**Task details**
Copy exactly the lines that run from the top of the listing to the line containing "import * as", both ends included, and omit the pictures.

**Source material**
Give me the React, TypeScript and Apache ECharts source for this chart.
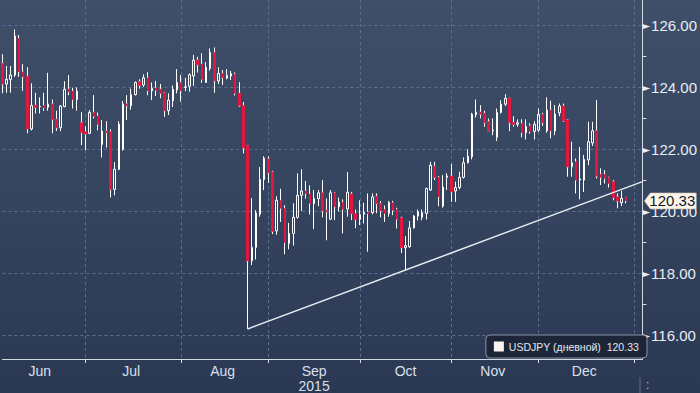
import React, { useEffect, useRef } from "react";
import * as echarts from "echarts";

// ---------- data ----------
const SERIES_NAME = "USDJPY (дневной)";
const CALENDAR_START = "2015-05-29";
const FIRST_DATE = "2015-06-02";
const CALENDAR_END = "2016-01-04";
const MONTH_NAMES = ["Jan", "Feb", "Mar", "Apr", "May", "Jun", "Jul", "Aug", "Sep", "Oct", "Nov", "Dec"];
const YEAR_LABEL_MONTH = "Sep";
const YEAR_LABEL = "2015";

const opens = [
  124.76, 124.10, 124.25, 124.39, 125.57, 124.49, 124.35, 122.65, 123.41, 123.36,
  123.40, 123.35, 123.45, 122.96, 122.69, 123.37, 123.93, 123.87, 123.60, 122.85,
  122.56, 122.51, 123.18, 123.07, 122.15, 122.58, 122.56, 120.70, 121.35, 121.99,
  123.46, 123.40, 123.76, 124.17, 124.07, 124.30, 123.88, 123.97, 123.93, 123.82,
  123.24, 123.56, 123.91, 124.15, 123.99, 124.03, 124.36, 124.87, 124.74, 124.15,
  124.60, 125.12, 124.20, 124.44, 124.29, 124.36, 124.42, 123.80, 123.41, 122.12,
  118.40, 118.83, 119.90, 121.02, 121.68, 121.26, 119.36, 120.35, 120.09, 118.96,
  119.28, 119.80, 120.51, 120.65, 120.55, 120.24, 120.40, 120.59, 120.03, 119.74,
  120.59, 120.14, 120.29, 120.07, 120.55, 119.92, 119.73, 119.90, 119.97, 119.95,
  120.48, 120.25, 120.05, 119.92, 120.27, 120.05, 119.78, 118.82, 118.85, 119.46,
  119.84, 119.80, 119.93, 120.68, 121.45, 121.09, 120.16, 121.09, 121.13, 120.65,
  120.76, 121.09, 121.56, 121.75, 123.11, 123.19, 123.15, 122.88, 122.59, 122.38,
  123.18, 123.45, 123.64, 122.86, 122.80, 122.83, 122.53, 122.75, 122.57, 122.61,
  123.12, 122.59, 123.26, 122.59, 123.17, 123.39, 122.94, 121.43, 121.59, 121.00,
  121.00, 121.65, 122.20, 122.59, 121.19, 121.19, 121.09, 120.95, 120.46, 120.27,
  120.44,
];
const closes = [
  124.10, 124.25, 124.39, 125.65, 124.49, 124.33, 122.65, 123.41, 123.35, 123.38,
  123.33, 123.45, 122.96, 122.69, 123.39, 123.93, 123.85, 123.60, 123.87, 122.53,
  122.49, 123.18, 123.06, 122.80, 122.58, 122.53, 120.70, 121.35, 122.81, 123.45,
  123.40, 123.76, 124.15, 124.06, 124.30, 123.88, 123.96, 123.90, 123.80, 123.24,
  123.58, 123.93, 124.15, 123.88, 124.01, 124.40, 124.87, 124.72, 124.25, 124.64,
  125.12, 124.20, 124.44, 124.31, 124.38, 124.43, 123.80, 123.40, 122.04, 118.40,
  118.83, 119.94, 121.02, 121.71, 121.24, 119.35, 120.35, 120.09, 118.98, 119.28,
  119.80, 120.51, 120.65, 120.57, 120.25, 120.41, 120.59, 120.01, 119.98, 120.59,
  120.14, 120.29, 120.06, 120.61, 119.92, 119.73, 119.89, 119.95, 119.92, 120.46,
  120.25, 120.01, 119.92, 120.28, 120.03, 119.74, 118.82, 118.89, 119.46, 119.84,
  119.98, 119.95, 120.73, 121.48, 121.09, 120.46, 120.78, 121.13, 120.62, 120.76,
  121.09, 121.56, 121.77, 123.13, 123.19, 123.13, 122.85, 122.59, 122.62, 123.18,
  123.45, 123.64, 122.85, 122.80, 122.85, 122.53, 122.73, 122.57, 122.80, 123.12,
  122.85, 123.26, 122.59, 123.13, 123.39, 122.91, 121.43, 121.56, 121.00, 121.04,
  121.67, 122.24, 122.59, 121.13, 121.09, 121.05, 120.89, 120.44, 120.33, 120.41,
  120.33,
];
const lows = [
  123.80, 123.82, 123.82, 124.33, 124.33, 123.88, 122.51, 122.60, 123.15, 123.15,
  123.23, 123.24, 122.51, 122.59, 122.58, 123.35, 123.74, 123.31, 123.24, 122.13,
  121.97, 122.48, 122.99, 122.61, 121.73, 122.05, 120.44, 120.51, 121.32, 121.95,
  122.94, 123.27, 123.73, 123.95, 124.01, 123.74, 123.58, 123.71, 123.64, 123.04,
  123.10, 123.36, 123.80, 123.53, 123.87, 123.85, 124.04, 124.47, 124.14, 124.14,
  124.53, 123.82, 124.10, 124.07, 124.25, 124.23, 123.73, 123.36, 121.86, 116.20,
  118.26, 118.44, 119.82, 120.68, 120.91, 119.26, 119.24, 119.65, 118.61, 118.77,
  118.89, 119.76, 120.00, 120.40, 119.89, 119.42, 120.16, 119.80, 119.06, 119.71,
  119.71, 119.99, 119.28, 119.82, 119.71, 119.45, 119.55, 119.60, 118.69, 119.90,
  119.93, 119.80, 119.65, 119.82, 119.87, 119.44, 118.65, 118.10, 118.82, 119.44,
  119.70, 119.71, 119.73, 120.65, 121.00, 120.16, 120.11, 120.68, 120.30, 120.30,
  120.70, 121.05, 121.54, 121.67, 123.02, 122.99, 122.72, 122.59, 122.45, 122.26,
  123.15, 123.39, 122.58, 122.72, 122.72, 122.38, 122.31, 122.50, 122.31, 122.56,
  122.75, 122.53, 122.35, 122.45, 123.06, 122.88, 121.11, 121.11, 120.57, 120.38,
  120.62, 121.48, 122.10, 121.05, 120.84, 120.89, 120.76, 120.35, 120.09, 120.16,
  120.25,
];
const highs = [
  125.06, 124.68, 124.68, 125.86, 125.68, 124.74, 124.64, 124.12, 123.82, 123.67,
  123.82, 124.46, 123.60, 123.24, 123.42, 124.19, 124.39, 123.98, 123.99, 123.19,
  122.74, 123.26, 123.74, 123.18, 122.94, 122.90, 122.64, 121.58, 122.90, 123.55,
  123.74, 123.95, 124.18, 124.25, 124.41, 124.48, 124.15, 124.20, 124.10, 123.85,
  123.80, 124.05, 124.58, 124.39, 124.30, 124.44, 125.04, 124.98, 125.09, 124.81,
  125.25, 125.28, 124.64, 124.55, 124.58, 124.52, 124.47, 124.16, 123.52, 122.12,
  120.42, 120.03, 121.42, 121.77, 121.77, 121.30, 120.48, 120.72, 120.19, 119.62,
  120.25, 121.22, 121.35, 120.97, 120.83, 120.68, 120.68, 121.00, 120.41, 120.68,
  120.62, 120.44, 120.38, 121.26, 120.62, 120.05, 120.35, 120.27, 120.57, 120.57,
  120.57, 120.32, 120.18, 120.33, 120.33, 120.11, 119.82, 119.19, 119.68, 119.87,
  120.05, 120.05, 120.76, 121.59, 121.59, 121.13, 121.16, 121.22, 121.52, 120.95,
  121.27, 121.73, 121.99, 123.17, 123.60, 123.42, 123.24, 122.99, 122.99, 123.31,
  123.58, 123.77, 123.64, 123.06, 122.96, 122.96, 122.96, 122.83, 122.90, 123.31,
  123.17, 123.67, 123.56, 123.42, 123.47, 123.47, 122.96, 122.24, 121.70, 122.07,
  121.81, 122.88, 122.88, 123.58, 121.38, 121.32, 121.11, 121.00, 120.57, 120.65,
  120.46,
];

const trendStart = { date: "2015-08-24", value: 116.2 };
const trendEnd = { date: "2016-01-04", value: 120.95 };

const Y_MIN = 115.23;
const Y_MAX = 126.81;
const Y_LABEL_STEP = 2;

// ---------- derived ----------
function weekdays(from: string, to: string): string[] {
  const [fy, fm, fd] = from.split("-").map(Number);
  const [ty, tm, td] = to.split("-").map(Number);
  let t = Date.UTC(fy, fm - 1, fd);
  const end = Date.UTC(ty, tm - 1, td);
  const out: string[] = [];
  while (t <= end) {
    const d = new Date(t);
    const wd = d.getUTCDay();
    if (wd !== 0 && wd !== 6) out.push(d.toISOString().slice(0, 10));
    t += 86400000;
  }
  return out;
}

const allDays = weekdays(CALENDAR_START, CALENDAR_END);
const offset = allDays.indexOf(FIRST_DATE);
const categories = allDays.slice(offset);

const monthEnds: number[] = [];
for (let i = 0; i < allDays.length - 1; i++) {
  if (allDays[i].slice(0, 7) !== allDays[i + 1].slice(0, 7)) monthEnds.push(i);
}
const tickSet = new Set(monthEnds.map((i) => i - offset).filter((i) => i >= 0));
const labelMap = new Map<number, string>();
for (let k = 1; k < monthEnds.length; k++) {
  const mid = Math.floor((monthEnds[k - 1] + monthEnds[k]) / 2) - offset;
  const m = Number(allDays[monthEnds[k]].slice(5, 7)) - 1;
  const name = MONTH_NAMES[m];
  labelMap.set(mid, name === YEAR_LABEL_MONTH ? name + "\n" + YEAR_LABEL : name);
}

const candleData = opens.map((o, i) => [o, closes[i], lows[i], highs[i]]);
const bodyData = opens.map((o, i) => [o, closes[i], Math.min(o, closes[i]), Math.max(o, closes[i])]);
const lastIdx = closes.length - 1;
const lastClose = closes[lastIdx];
const lastDate = categories[lastIdx];

const NARROW = "'Liberation Sans Narrow', 'Arial Narrow', 'Liberation Sans', Arial, sans-serif";
const AXIS_COLOR = "#d3dae3";
const GRID_COLOR = "#587091";
const RED = "#e2163e";

export default function App() {
  const ref = useRef<HTMLDivElement>(null);
  useEffect(() => {
    if (!ref.current) return;
    const chart = echarts.init(ref.current, undefined, { renderer: "svg" });
    const option: any = {
      animation: false,
      backgroundColor: new echarts.graphic.LinearGradient(0, 0, 0, 1, [
        { offset: 0, color: "#3f4f69" },
        { offset: 0.3, color: "#394963" },
        { offset: 0.65, color: "#32405c" },
        { offset: 1, color: "#2b3854" },
      ]),
      textStyle: { fontFamily: NARROW },
      grid: { left: 2.4, right: 51.6, top: 0, bottom: 34, containLabel: false },
      legend: {
        show: true,
        right: 53,
        bottom: 35,
        selectedMode: false,
        backgroundColor: "#1c2638",
        borderColor: "#8793a4",
        borderWidth: 1,
        borderRadius: 4,
        padding: [6, 8, 6, 8],
        itemWidth: 10,
        itemHeight: 10,
        textStyle: { color: "#e3e9f0", fontSize: 10.5, fontFamily: "'Liberation Sans', Arial, sans-serif" },
        formatter: (name: string) => name + "\u00a0\u00a0" + lastClose.toFixed(2),
        data: [{ name: SERIES_NAME, icon: "rect", itemStyle: { color: "#fbf3ee", borderWidth: 0 } }],
      },
      xAxis: {
        type: "category",
        data: categories,
        boundaryGap: false,
        axisLine: { show: true, lineStyle: { color: AXIS_COLOR, width: 1 } },
        axisTick: {
          show: true,
          interval: (idx: number) => tickSet.has(idx),
          length: 4,
          lineStyle: { color: AXIS_COLOR },
        },
        splitLine: {
          show: true,
          interval: (idx: number) => tickSet.has(idx),
          lineStyle: { color: GRID_COLOR, type: [3, 3], width: 1 },
        },
        axisLabel: {
          interval: (idx: number) => labelMap.has(idx),
          formatter: (_v: string, idx: number) => labelMap.get(idx) || "",
          color: "#d8e0ea",
          fontSize: 14,
          lineHeight: 15,
          margin: 4,
          fontFamily: NARROW,
        },
      },
      yAxis: {
        type: "value",
        position: "right",
        min: Y_MIN,
        max: Y_MAX,
        splitNumber: 5,
        axisLine: { show: true, lineStyle: { color: AXIS_COLOR, width: 1 } },
        axisTick: { show: false },
        minorTick: { show: true, splitNumber: 2, length: 4, lineStyle: { color: AXIS_COLOR } },
        splitLine: {
          show: true,
          showMinLine: false,
          showMaxLine: false,
          lineStyle: { color: GRID_COLOR, type: [3, 3], width: 1 },
        },
        axisLabel: {
          showMinLabel: false,
          showMaxLabel: false,
          margin: 0,
          formatter: (v: number) => {
            const q = v / Y_LABEL_STEP;
            if (Math.abs(q - Math.round(q)) > 1e-6) return "";
            return "{t|\u25BA}{v|" + v.toFixed(2) + "}";
          },
          rich: {
            t: { fontSize: 10, color: "#e8eef5", fontFamily: "'DejaVu Sans', sans-serif", padding: [0, 1, 0, 0] },
            v: { fontSize: 15, color: "#e8eef5", fontFamily: NARROW },
          },
        },
      },
      series: [
        {
          name: SERIES_NAME,
          type: "candlestick",
          data: candleData,
          barWidth: 2,
          clip: false,
          itemStyle: {
            color: "transparent",
            color0: "transparent",
            borderColor: "#ffffff",
            borderColor0: "#ffffff",
            borderWidth: 1,
          },
          markLine: {
            silent: true,
            symbol: ["none", "none"],
            label: { show: false },
            lineStyle: { color: "#e8ecf1", width: 1.5, type: "solid" },
            data: [[
              { coord: [trendStart.date, trendStart.value] },
              { coord: [trendEnd.date, trendEnd.value] },
            ]],
          },
          markPoint: {
            silent: true,
            symbol: "path://M0,8L6,0L52,0L52,16L6,16Z",
            symbolSize: [52, 16],
            symbolKeepAspect: false,
            symbolOffset: [44.5, 0],
            itemStyle: { color: "#fdf5ea", borderColor: "#bdb5a8", borderWidth: 0.5 },
            label: {
              show: true,
              position: "inside",
              offset: [2, 0],
              color: "#101828",
              fontSize: 15,
              fontFamily: NARROW,
              formatter: () => lastClose.toFixed(2),
            },
            data: [{ coord: [lastDate, lastClose], value: lastClose }],
          },
        },
        {
          name: "bodies",
          type: "candlestick",
          data: bodyData,
          barWidth: 2,
          clip: false,
          itemStyle: {
            color: "transparent",
            borderColor: "transparent",
            color0: RED,
            borderColor0: RED,
            borderWidth: 1,
          },
        },
      ],
      graphic: [
        { type: "line", shape: { x1: 640, y1: 377, x2: 640, y2: 393 }, style: { stroke: "#5d7090", lineWidth: 1 } },
        { type: "text", x: 646, y: 379, style: { text: ":", fill: "#c3ccd8", fontSize: 12, fontFamily: "'Liberation Sans', sans-serif" } },
      ],
    };
    chart.setOption(option);
    return () => chart.dispose();
  }, []);
  return (
    <div
      ref={ref}
      style={{ position: "fixed", left: 0, top: 0, width: 700, height: 393 }}
    />
  );
}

**Result of this task**
Give me the React, TypeScript and Apache ECharts source for this chart.
import React, { useEffect, useRef } from "react";
import * as echarts from "echarts";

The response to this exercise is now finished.